Alfonso Cuarón usa da vastidão do espaço para emular seu isolamento abissal ao mesmo tempo em que consegue deixar que a percepção da personagem dentro de seu traje de astronauta seja absolutamente claustrofóbica. Ele ainda usa do ritmo da respiração de Bullock para ditar o ritmo do filme, tanto às raras oportunidades de tranquilidade quanto os constantes momentos de desespero. Cuarón substitui os clichês da ficção no espaço apostando no “realismo cientifico”, deixando o ambiente sem som (já que não existe ar e portanto o som não se propaga) a exceção da trilha sonora que amplifica as sensações de terror e tensão. Apesar de emular um realismo, não é a intenção de o filme ser um tratado científico sobre a vida no espaço, mas um tremendo thriller.
Uma vez que se filma “no espaço”, sem nenhum eixo para ser respeitado ou mesmo um chão que serve de limite para onde a câmera pode se movimentar, a fotografia pode mostrar o que está na cabeça do diretor e de seu fotógrafo. Ainda bem que Cuarón e Emmanuel Lubezki (o fotógrafo) são brutalmente criativos e excelentes no que fazem. Cuarón é especialmente sádico ao apostar em planos bem longos quase todos apresentando uma situação de perigo iminente.

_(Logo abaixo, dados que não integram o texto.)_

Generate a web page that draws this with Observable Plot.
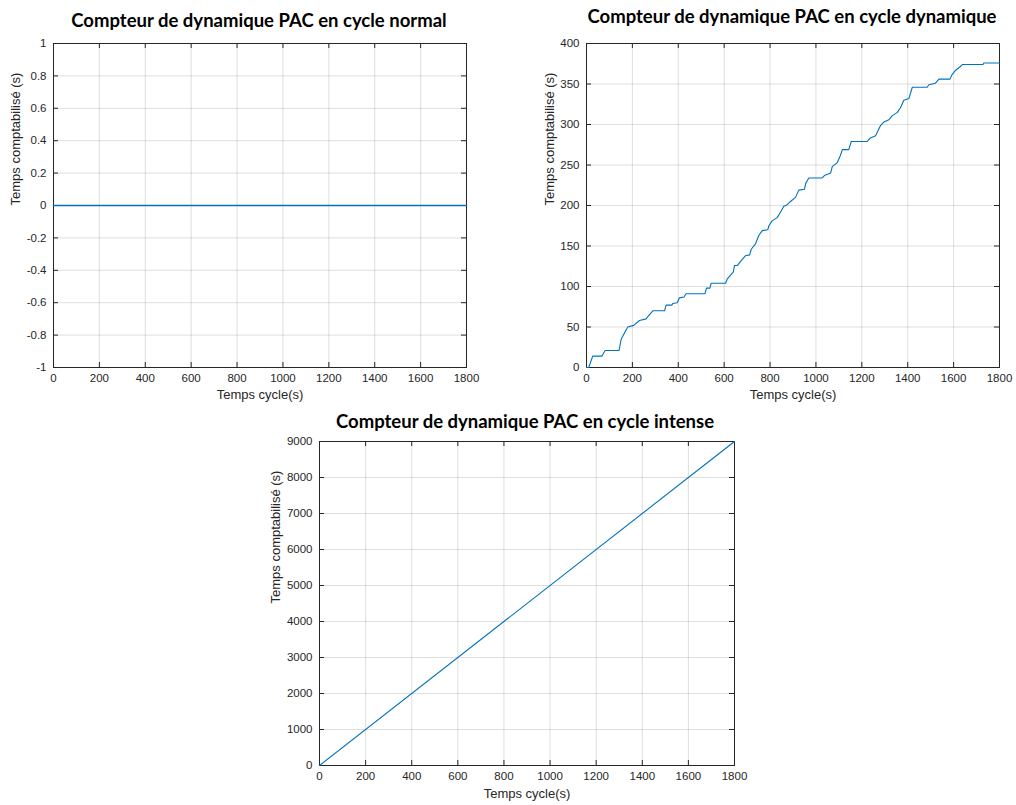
<!DOCTYPE html>
<html>
<head>
<meta charset="utf-8">
<script src="https://cdn.jsdelivr.net/npm/d3@7"></script>
<script src="https://cdn.jsdelivr.net/npm/@observablehq/plot@0.6"></script>
<style>
  html, body { margin: 0; padding: 0; background: #fff; }
  #page { position: relative; width: 1016px; height: 805px; overflow: hidden; background: #fff; }
  .chart { position: absolute; }
  .title { position: absolute; font-family: Lato, "Open Sans", sans-serif; font-weight: bold; font-size: 18.5px; color: #000; white-space: nowrap; transform: translateX(-50%); }
</style>
</head>
<body>
<div id="page"></div>
<script>
// ---------- data ----------
const titles = [
  "Compteur de dynamique PAC en cycle normal",
  "Compteur de dynamique PAC en cycle dynamique",
  "Compteur de dynamique PAC en cycle intense"
];
const xLabel = "Temps cycle(s)";
const yLabel = "Temps comptabilisé (s)";
const xTicks = [0, 200, 400, 600, 800, 1000, 1200, 1400, 1600, 1800];
const yTicksNormal = [-1, -0.8, -0.6, -0.4, -0.2, 0, 0.2, 0.4, 0.6, 0.8, 1];
const yTicksDynamic = [0, 50, 100, 150, 200, 250, 300, 350, 400];
const yTicksIntense = [0, 1000, 2000, 3000, 4000, 5000, 6000, 7000, 8000, 9000];

// cycle normal: counter stays at 0
const normalT = [0, 1800];
const normalV = [0, 0];

// cycle dynamique: step-like counter
const dynT = [0,10,27,67,81,142,151,170,180,206,231,260,268,289,340,347,372,376,395,405,425,434,516,523,538,543,606,613,628,640,645,658,674,693,711,718,737,751,766,790,795,809,831,846,860,875,889,911,925,950,955,969,1027,1037,1064,1071,1093,1107,1115,1143,1154,1223,1235,1260,1282,1296,1318,1333,1355,1369,1383,1405,1420,1485,1492,1521,1536,1584,1594,1609,1627,1638,1728,1732,1800];
const dynV = [0,0,14,14,21,21,35,45,50,52,58,60,63,70,70,77,77,79,80,86,87,91,91,98,98,104,104,109,114,118,126,126,132,138,139,146,153,163,169,170,175,181,185,192,199,201,205,210,219,220,227,234,234,237,240,248,253,262,269,269,279,279,283,286,299,303,306,311,315,321,330,332,346,346,349,351,356,356,362,367,371,374,374,376,376];

// cycle intense: linear counter
const intenseT = [0, 1800];
const intenseV = [0, 9000];

// ---------- drawing ----------
const axisColor = "#262626";
const lineColor = "#0072BD";

function makeChart(cfg) {
  const innerW = cfg.width - cfg.ml - cfg.mr;
  const innerH = cfg.height - cfg.mt - cfg.mb;
  const data = cfg.t.map((t, i) => ({t, v: cfg.v[i]}));
  const fmt = d => String(d);
  const tick = 5;
  return Plot.plot({
    width: cfg.width,
    height: cfg.height,
    marginLeft: cfg.ml, marginRight: cfg.mr, marginTop: cfg.mt, marginBottom: cfg.mb,
    style: {fontFamily: "'Liberation Sans', Arial, sans-serif", fontSize: "11.5px", color: axisColor, background: "transparent", overflow: "visible"},
    x: {domain: [0, 1800]},
    y: {domain: cfg.yDomain},
    marks: [
      Plot.gridX(xTicks, {stroke: axisColor, strokeOpacity: 0.15}),
      Plot.gridY(cfg.yTicks, {stroke: axisColor, strokeOpacity: 0.15}),
      Plot.tickX(xTicks, {x: d => d, insetTop: innerH - tick, stroke: axisColor}),
      Plot.tickX(xTicks, {x: d => d, insetBottom: innerH - tick, stroke: axisColor}),
      Plot.tickY(cfg.yTicks, {y: d => d, insetRight: innerW - tick, stroke: axisColor}),
      Plot.tickY(cfg.yTicks, {y: d => d, insetLeft: innerW - tick, stroke: axisColor}),
      Plot.frame({stroke: axisColor}),
      Plot.axisX(xTicks, {tickSize: 0, tickPadding: 6, tickFormat: fmt, label: null, fill: axisColor}),
      Plot.axisY(cfg.yTicks, {tickSize: 0, tickPadding: 7, tickFormat: fmt, label: null, fill: axisColor}),
      Plot.text([xLabel], {text: d => d, frameAnchor: "bottom", dy: cfg.xLabelDy, fontSize: 13, fill: axisColor}),
      Plot.text([yLabel], {text: d => d, frameAnchor: "left", rotate: -90, dx: cfg.yLabelDx, fontSize: 13, fill: axisColor}),
      Plot.line(data, {x: "t", y: "v", stroke: lineColor, strokeWidth: cfg.sw})
    ]
  });
}

const page = document.getElementById("page");
const charts = [
  {left: 0, top: 30, width: 490, height: 390, ml: 53, mr: 24, mt: 13, mb: 53, t: normalT, v: normalV, yDomain: [-1, 1], yTicks: yTicksNormal, xLabelDy: 31, yLabelDx: -38, title: titles[0], tx: 259, ty: 9, sw: 1.5},
  {left: 530, top: 30, width: 486, height: 390, ml: 56, mr: 17, mt: 13, mb: 53, t: dynT, v: dynV, yDomain: [0, 400], yTicks: yTicksDynamic, xLabelDy: 31, yLabelDx: -37, title: titles[1], tx: 792, ty: 5, sw: 1.1},
  {left: 260, top: 430, width: 490, height: 375, ml: 59, mr: 16, mt: 11, mb: 40, t: intenseT, v: intenseV, yDomain: [0, 9000], yTicks: yTicksIntense, xLabelDy: 32, yLabelDx: -44, title: titles[2], tx: 525, ty: 410, sw: 1.1}
];
for (const c of charts) {
  const svg = makeChart(c);
  const wrap = document.createElement("div");
  wrap.className = "chart";
  wrap.style.left = c.left + "px";
  wrap.style.top = c.top + "px";
  wrap.appendChild(svg);
  page.appendChild(wrap);
  const t = document.createElement("div");
  t.className = "title";
  t.textContent = c.title;
  t.style.left = c.tx + "px";
  t.style.top = c.ty + "px";
  page.appendChild(t);
}
</script>
</body>
</html>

Em termos narrativos enfatiza a angústia da protagonista e nos insere em meio a seu drama. Em termos cinematográficos é um exercício de virtuose a serviço da história, coisa rara e dificilmente exibida com tanto sucesso.

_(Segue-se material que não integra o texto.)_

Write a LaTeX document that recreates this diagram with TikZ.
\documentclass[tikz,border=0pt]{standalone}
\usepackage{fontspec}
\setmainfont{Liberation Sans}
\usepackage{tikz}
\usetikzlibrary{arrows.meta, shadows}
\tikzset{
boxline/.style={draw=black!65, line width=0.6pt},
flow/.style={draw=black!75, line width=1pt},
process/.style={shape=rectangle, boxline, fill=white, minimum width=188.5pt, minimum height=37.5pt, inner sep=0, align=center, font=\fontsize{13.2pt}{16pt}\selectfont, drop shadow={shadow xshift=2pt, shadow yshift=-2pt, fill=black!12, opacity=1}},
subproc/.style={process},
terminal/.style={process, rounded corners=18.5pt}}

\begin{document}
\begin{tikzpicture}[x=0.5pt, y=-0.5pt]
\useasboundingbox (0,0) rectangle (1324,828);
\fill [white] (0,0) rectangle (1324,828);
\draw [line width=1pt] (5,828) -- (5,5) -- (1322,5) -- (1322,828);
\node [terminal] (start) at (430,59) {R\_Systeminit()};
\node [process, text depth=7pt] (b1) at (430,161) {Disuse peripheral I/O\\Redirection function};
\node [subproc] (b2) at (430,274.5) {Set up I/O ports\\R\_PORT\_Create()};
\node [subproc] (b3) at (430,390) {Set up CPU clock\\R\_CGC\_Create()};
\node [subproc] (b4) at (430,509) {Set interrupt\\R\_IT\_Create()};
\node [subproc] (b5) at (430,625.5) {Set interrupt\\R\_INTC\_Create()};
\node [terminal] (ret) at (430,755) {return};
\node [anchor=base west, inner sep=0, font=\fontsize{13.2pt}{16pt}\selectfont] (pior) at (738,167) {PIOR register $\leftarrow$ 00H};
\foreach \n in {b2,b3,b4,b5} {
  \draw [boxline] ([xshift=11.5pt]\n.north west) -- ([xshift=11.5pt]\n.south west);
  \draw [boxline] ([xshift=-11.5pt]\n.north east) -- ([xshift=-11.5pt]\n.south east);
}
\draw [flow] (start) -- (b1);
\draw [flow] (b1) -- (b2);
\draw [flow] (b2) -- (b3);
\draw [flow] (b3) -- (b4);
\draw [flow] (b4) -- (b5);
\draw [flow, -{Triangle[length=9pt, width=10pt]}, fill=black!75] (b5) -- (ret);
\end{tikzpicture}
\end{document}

Porém, nada disso funcionaria se aqueles atores encarregados de contar a história não desempenhassem suas funções com esmero. George Clooney , faz do Tenente Kowalsi, um sujeito absolutamente seguro e que mesmo quando encontra problemas sem muita possibilidade de resolução, se mantém sereno e tentando transmitir sapiência. Além disso, é adepto da teoria de que rir é o melhor remédio e povoa sua participação com anedotas e “causos” o que angaria nossa imediata simpatia. Mas, esse é o show de Sandra Bullock.

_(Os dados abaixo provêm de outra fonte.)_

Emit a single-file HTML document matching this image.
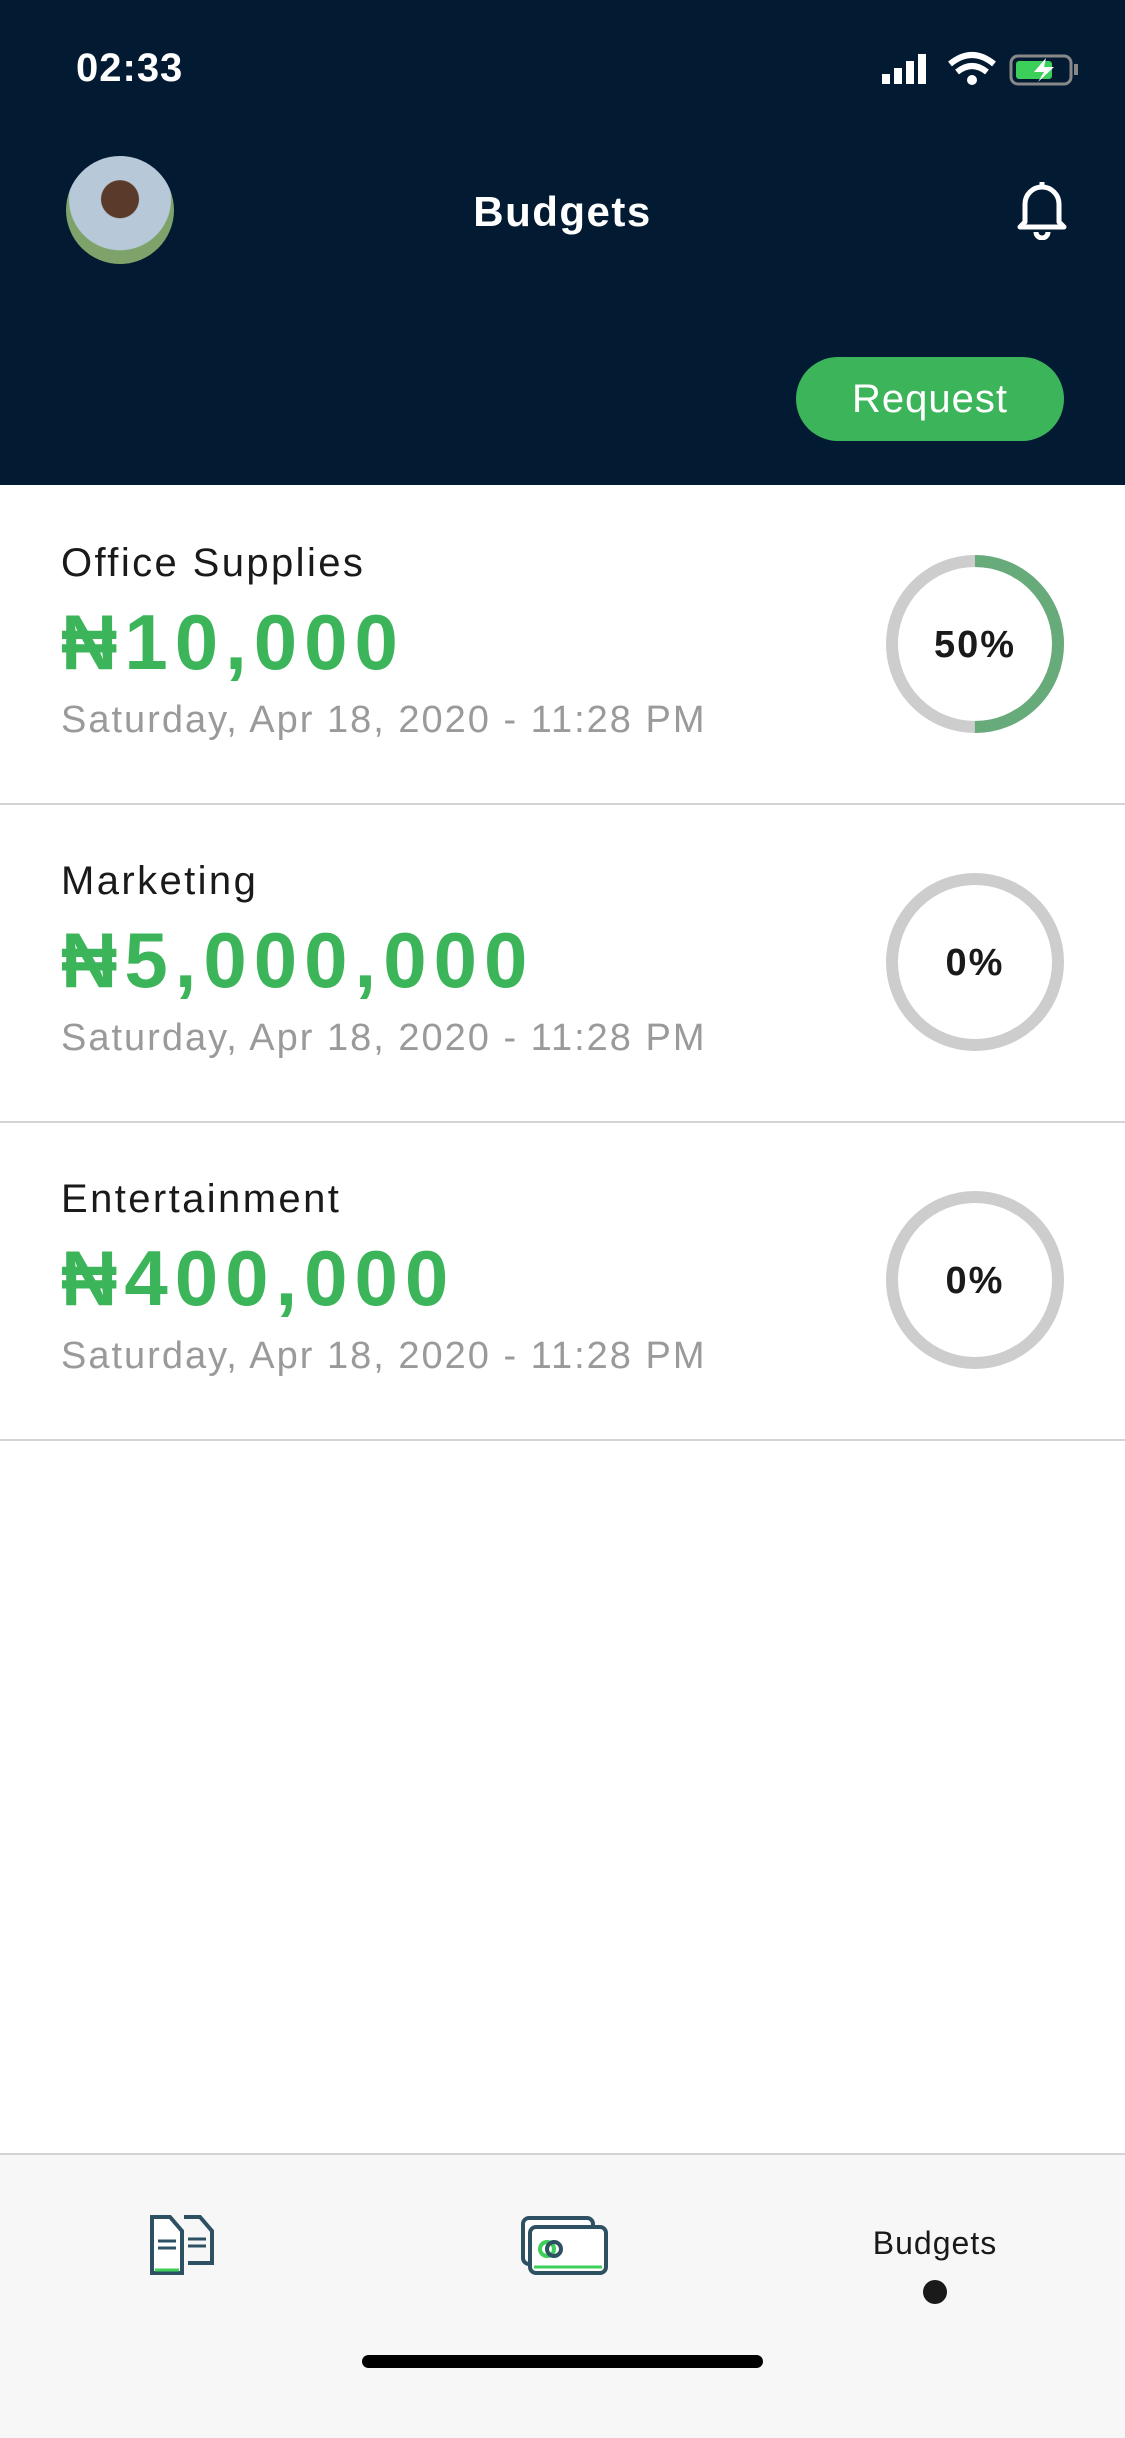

Quem lê o blog há algum tempo sabe que não tenho muito apreço pelas qualidades de Sandra Bullock como atriz. Admito que ela seja belíssima, simpática, parece ser uma mulher inteligente e definitivamente esforçada, mas nunca havia me convencido. Até Gravidade. Os longos seis meses de preparação física e as muitas horas de filmagem em ambientes escuros tendo apenas a voz de George Clooney em seu ouvido, deram frutos e dos mais saborosos. Essa é a melhor performance da carreira da atriz e de longe uma das mais interessantes do ano, até aqui. Sua personagem está longe dos delírios histéricos, gritaria constante ou qualquer outro clichê que seja possível imaginar em uma situação de total desespero. É claro que existem momentos em que a personagem se assusta, hiperventila, se estressa e até perde a razão, mas sua jornada em busca de um despertar emocional (podemos até “viajar” um pouco e encarar dessa forma, porque não?) é apresentada com sutilezas e credibilidade nas suas ações. Ao falar de seu passado, ela não surta, mas parece resignada e somente uma situação extrema a faz sair de seu estado emocionalmente vegetativo.
Gravidade é um dos grandes filmes sobre o espaço já realizados. É o melhor filme de Alfonso Cuarón (embora continue adorando Filhos da Esperança), a melhor atuação da carreira de Sandra Bullock, reúne os efeitos visuais mais realistas em muito tempo, virtuose técnica que pode sim, servir de patamar para comparações futuras de quem tentar se aventurar a reproduzir as qualidades dessa produção e por reunir tantos “melhores” em um só filme é de longe um dos melhores filmes lançados em 2013.
Obs: o 3D é excelente e se não é o melhor já produzido, entra na seleta lista de produções que sabem utilizar-se da profundidade de campo que a tecnologia é capaz de prover.